◆ **What is required**: Show every line where "that" occurs.

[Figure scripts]
•••

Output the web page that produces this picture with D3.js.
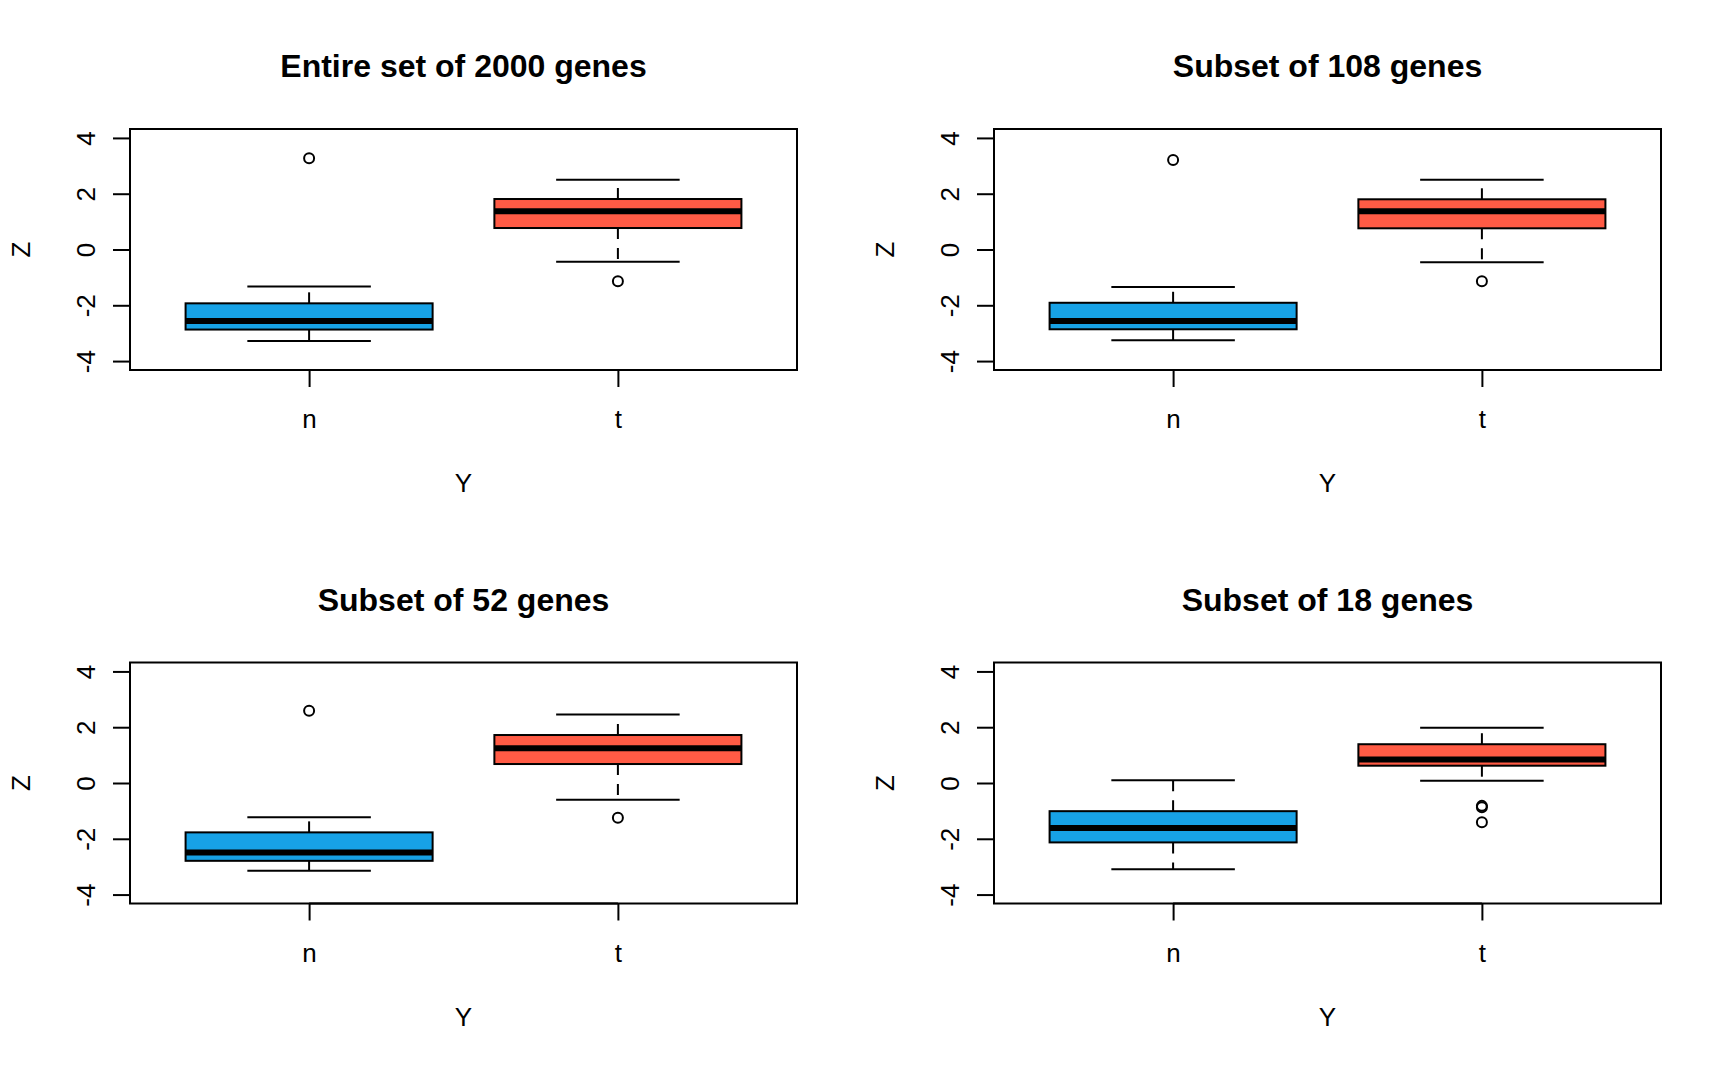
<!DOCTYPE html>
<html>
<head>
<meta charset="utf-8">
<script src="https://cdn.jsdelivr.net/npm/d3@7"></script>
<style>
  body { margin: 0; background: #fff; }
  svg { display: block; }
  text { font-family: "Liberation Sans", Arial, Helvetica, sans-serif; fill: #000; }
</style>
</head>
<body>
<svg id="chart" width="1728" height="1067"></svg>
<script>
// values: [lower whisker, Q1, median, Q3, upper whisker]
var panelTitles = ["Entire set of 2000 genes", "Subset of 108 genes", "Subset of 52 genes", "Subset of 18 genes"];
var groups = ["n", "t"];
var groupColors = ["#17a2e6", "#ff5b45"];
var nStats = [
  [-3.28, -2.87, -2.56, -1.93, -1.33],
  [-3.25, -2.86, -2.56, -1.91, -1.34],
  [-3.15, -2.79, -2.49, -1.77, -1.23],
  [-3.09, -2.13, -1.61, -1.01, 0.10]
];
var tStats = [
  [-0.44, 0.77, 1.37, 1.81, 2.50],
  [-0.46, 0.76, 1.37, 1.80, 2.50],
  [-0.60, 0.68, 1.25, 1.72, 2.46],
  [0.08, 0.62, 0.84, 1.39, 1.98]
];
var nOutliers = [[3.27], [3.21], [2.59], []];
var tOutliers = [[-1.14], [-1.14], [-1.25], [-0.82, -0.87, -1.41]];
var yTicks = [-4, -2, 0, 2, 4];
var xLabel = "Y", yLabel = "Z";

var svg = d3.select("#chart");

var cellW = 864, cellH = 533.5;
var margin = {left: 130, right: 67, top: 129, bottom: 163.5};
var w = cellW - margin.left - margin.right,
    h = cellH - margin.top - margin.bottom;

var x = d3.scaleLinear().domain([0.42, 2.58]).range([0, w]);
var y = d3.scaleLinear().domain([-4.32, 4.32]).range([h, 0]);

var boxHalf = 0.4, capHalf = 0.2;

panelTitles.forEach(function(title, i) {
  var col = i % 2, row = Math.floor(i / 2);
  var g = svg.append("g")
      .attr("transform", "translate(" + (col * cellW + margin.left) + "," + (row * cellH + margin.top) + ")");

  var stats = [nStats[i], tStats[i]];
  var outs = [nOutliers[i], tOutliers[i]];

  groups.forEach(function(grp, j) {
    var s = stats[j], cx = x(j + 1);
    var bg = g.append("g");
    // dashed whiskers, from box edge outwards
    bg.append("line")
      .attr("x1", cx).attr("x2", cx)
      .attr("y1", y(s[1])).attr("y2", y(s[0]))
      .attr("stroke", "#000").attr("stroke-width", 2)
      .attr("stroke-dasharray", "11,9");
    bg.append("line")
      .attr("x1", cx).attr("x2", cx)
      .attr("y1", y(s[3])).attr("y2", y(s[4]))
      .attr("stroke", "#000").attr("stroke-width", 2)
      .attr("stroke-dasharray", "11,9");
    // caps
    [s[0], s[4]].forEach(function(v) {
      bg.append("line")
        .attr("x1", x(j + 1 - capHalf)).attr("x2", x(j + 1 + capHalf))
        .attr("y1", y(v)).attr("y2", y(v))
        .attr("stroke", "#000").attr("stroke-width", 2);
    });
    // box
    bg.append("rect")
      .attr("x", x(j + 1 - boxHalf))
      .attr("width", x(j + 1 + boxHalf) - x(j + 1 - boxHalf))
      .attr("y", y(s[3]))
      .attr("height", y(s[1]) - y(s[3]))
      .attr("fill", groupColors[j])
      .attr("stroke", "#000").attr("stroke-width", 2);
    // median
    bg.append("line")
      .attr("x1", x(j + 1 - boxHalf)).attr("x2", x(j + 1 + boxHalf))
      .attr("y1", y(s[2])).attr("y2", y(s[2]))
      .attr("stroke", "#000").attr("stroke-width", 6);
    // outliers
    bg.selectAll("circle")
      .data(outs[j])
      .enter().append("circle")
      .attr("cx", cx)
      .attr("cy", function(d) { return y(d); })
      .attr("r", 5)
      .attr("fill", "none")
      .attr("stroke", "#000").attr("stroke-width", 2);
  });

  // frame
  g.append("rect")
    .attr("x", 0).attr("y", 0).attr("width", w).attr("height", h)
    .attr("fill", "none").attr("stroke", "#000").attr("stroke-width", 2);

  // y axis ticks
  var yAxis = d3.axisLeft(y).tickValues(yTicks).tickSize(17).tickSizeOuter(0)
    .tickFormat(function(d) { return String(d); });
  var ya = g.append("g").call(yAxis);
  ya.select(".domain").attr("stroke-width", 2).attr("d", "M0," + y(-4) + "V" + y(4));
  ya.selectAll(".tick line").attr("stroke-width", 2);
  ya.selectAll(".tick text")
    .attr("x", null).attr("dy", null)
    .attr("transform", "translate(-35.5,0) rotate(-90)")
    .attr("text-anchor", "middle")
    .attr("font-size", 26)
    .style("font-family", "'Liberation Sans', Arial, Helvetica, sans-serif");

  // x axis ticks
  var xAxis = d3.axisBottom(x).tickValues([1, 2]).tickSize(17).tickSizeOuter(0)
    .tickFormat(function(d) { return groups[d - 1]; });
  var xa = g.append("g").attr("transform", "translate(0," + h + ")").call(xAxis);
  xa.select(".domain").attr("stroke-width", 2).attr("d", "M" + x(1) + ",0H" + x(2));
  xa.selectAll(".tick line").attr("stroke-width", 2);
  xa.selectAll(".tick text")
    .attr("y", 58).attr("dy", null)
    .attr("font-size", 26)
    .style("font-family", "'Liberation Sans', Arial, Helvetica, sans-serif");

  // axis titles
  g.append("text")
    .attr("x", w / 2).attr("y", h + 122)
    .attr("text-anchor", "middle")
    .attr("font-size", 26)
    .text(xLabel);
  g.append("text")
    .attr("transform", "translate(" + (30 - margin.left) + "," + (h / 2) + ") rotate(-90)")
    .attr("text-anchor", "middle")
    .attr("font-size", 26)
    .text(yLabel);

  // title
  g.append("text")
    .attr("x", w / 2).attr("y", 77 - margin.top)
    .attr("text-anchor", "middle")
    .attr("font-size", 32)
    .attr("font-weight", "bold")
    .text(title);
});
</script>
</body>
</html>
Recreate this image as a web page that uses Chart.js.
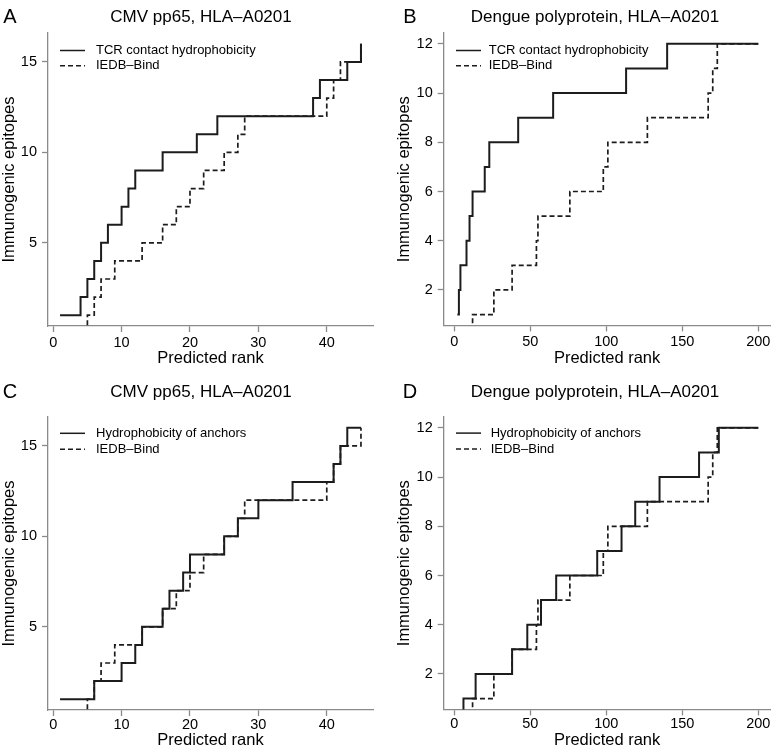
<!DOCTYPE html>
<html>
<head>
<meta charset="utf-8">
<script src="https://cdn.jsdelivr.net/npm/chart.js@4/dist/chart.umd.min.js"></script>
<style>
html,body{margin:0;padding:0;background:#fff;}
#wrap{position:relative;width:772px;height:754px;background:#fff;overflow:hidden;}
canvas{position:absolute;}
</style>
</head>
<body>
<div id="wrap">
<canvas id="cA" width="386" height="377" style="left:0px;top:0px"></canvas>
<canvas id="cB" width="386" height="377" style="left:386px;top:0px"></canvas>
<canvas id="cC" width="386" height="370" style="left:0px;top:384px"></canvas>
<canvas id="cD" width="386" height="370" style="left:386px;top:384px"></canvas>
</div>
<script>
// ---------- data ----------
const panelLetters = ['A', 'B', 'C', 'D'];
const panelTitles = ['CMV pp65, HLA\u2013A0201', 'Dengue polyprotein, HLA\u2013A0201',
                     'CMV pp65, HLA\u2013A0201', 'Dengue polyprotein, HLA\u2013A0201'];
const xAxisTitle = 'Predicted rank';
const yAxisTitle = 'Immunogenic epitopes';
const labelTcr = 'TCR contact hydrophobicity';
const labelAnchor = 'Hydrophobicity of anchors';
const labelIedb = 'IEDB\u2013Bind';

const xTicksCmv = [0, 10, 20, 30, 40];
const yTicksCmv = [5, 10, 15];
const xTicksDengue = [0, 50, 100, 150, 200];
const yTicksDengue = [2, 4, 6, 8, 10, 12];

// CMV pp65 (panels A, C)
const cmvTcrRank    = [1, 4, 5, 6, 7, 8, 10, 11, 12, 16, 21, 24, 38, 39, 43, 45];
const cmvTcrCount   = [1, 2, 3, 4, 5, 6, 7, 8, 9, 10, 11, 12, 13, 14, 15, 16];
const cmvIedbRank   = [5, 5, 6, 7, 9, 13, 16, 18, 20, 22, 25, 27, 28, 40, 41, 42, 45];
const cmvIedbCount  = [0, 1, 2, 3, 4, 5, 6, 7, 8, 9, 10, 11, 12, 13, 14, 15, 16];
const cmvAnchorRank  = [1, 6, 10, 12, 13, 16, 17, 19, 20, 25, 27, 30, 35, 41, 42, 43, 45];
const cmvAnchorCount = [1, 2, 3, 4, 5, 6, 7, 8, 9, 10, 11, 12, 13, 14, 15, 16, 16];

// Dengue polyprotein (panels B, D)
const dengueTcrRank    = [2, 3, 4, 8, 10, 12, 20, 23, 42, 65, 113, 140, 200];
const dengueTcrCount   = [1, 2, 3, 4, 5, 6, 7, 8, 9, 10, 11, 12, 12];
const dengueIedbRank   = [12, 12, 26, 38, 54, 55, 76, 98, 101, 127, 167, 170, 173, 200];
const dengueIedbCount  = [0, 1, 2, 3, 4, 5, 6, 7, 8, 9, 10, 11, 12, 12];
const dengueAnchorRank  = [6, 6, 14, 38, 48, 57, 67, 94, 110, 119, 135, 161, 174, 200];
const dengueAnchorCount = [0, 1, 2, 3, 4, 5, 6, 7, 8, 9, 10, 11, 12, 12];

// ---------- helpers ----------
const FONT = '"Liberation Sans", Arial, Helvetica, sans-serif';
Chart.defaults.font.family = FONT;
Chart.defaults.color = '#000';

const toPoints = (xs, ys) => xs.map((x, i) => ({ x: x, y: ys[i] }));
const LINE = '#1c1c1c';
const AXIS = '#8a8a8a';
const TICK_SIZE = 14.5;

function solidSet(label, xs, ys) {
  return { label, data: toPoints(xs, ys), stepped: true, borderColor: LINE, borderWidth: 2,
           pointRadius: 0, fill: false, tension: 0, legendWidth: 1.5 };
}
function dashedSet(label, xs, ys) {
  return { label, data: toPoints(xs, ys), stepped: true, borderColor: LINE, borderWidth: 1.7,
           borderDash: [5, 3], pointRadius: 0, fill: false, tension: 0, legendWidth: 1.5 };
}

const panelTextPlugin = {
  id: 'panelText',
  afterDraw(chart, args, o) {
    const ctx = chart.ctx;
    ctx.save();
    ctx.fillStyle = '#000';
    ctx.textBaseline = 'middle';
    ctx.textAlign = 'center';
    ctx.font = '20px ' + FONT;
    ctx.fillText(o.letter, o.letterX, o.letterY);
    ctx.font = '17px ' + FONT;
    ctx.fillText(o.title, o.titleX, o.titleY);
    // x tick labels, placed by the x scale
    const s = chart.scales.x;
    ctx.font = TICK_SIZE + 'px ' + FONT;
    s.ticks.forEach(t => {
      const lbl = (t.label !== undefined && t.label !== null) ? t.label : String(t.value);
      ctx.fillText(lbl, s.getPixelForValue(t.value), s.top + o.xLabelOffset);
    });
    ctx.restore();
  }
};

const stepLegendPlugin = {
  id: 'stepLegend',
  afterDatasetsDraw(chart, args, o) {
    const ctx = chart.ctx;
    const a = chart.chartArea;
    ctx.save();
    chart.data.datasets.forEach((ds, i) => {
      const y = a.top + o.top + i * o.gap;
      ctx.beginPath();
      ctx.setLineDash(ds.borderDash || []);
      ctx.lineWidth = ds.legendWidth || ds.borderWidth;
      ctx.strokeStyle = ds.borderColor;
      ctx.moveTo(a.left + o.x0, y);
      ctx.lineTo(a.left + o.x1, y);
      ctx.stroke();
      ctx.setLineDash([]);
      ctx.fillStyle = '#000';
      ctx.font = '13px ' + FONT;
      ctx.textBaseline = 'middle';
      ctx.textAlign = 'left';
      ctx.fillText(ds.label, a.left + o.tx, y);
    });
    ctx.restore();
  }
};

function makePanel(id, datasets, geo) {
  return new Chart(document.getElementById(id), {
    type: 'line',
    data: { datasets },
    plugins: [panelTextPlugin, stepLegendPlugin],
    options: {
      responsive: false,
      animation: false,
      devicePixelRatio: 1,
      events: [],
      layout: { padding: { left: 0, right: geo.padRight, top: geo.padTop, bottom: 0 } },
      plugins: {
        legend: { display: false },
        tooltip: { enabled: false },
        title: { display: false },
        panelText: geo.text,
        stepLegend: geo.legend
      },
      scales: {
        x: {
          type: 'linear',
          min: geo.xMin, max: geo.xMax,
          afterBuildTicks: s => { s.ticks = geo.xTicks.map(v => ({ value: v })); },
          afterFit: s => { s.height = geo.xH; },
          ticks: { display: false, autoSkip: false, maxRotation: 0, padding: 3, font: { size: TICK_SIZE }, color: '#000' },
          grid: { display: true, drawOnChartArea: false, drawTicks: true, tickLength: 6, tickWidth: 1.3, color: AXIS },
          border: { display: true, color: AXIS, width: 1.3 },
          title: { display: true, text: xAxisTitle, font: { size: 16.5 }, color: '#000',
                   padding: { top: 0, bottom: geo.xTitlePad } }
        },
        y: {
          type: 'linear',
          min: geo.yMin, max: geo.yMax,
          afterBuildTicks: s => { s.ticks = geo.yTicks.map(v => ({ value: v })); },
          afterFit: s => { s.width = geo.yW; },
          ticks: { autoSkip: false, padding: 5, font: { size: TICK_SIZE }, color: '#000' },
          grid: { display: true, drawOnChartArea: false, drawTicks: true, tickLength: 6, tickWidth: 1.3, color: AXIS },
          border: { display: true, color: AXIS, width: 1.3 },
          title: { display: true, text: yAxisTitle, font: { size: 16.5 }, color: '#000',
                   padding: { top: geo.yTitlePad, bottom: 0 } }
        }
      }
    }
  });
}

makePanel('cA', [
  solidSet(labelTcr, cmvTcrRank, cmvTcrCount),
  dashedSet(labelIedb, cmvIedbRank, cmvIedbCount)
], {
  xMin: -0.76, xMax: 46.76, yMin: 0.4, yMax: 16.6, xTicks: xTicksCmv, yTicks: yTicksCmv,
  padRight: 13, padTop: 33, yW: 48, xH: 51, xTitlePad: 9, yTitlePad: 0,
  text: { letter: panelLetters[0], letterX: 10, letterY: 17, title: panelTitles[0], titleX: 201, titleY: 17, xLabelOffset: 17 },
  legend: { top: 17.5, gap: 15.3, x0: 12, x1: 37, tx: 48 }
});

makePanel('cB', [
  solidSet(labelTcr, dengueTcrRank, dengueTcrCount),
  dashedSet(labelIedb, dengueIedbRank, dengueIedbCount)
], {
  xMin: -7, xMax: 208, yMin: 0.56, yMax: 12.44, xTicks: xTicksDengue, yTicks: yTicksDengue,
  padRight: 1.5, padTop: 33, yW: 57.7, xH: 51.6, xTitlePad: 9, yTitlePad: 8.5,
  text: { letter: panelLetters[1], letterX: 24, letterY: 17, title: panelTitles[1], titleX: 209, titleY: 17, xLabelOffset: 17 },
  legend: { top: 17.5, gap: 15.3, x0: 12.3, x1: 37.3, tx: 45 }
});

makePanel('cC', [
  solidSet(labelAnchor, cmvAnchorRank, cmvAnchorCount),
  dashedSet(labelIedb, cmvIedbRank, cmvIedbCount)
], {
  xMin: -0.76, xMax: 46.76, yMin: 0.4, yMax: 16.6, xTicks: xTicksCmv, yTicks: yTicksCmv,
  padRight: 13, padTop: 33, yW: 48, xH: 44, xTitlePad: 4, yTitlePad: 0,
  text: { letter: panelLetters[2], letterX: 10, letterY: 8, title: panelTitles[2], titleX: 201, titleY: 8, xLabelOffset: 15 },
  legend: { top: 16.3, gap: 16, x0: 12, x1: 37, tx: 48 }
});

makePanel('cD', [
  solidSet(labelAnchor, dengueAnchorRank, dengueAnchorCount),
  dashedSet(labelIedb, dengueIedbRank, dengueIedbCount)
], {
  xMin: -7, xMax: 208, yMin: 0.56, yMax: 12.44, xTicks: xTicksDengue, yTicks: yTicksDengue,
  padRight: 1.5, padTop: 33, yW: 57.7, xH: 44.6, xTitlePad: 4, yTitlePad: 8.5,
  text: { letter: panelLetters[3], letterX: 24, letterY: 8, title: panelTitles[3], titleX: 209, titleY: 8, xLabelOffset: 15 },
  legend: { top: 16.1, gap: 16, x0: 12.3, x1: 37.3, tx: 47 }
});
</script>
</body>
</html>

•••

◆ **Task answer**:
Output the web page that produces this picture with D3.js.
Recreate this image as a web page that uses Chart.js.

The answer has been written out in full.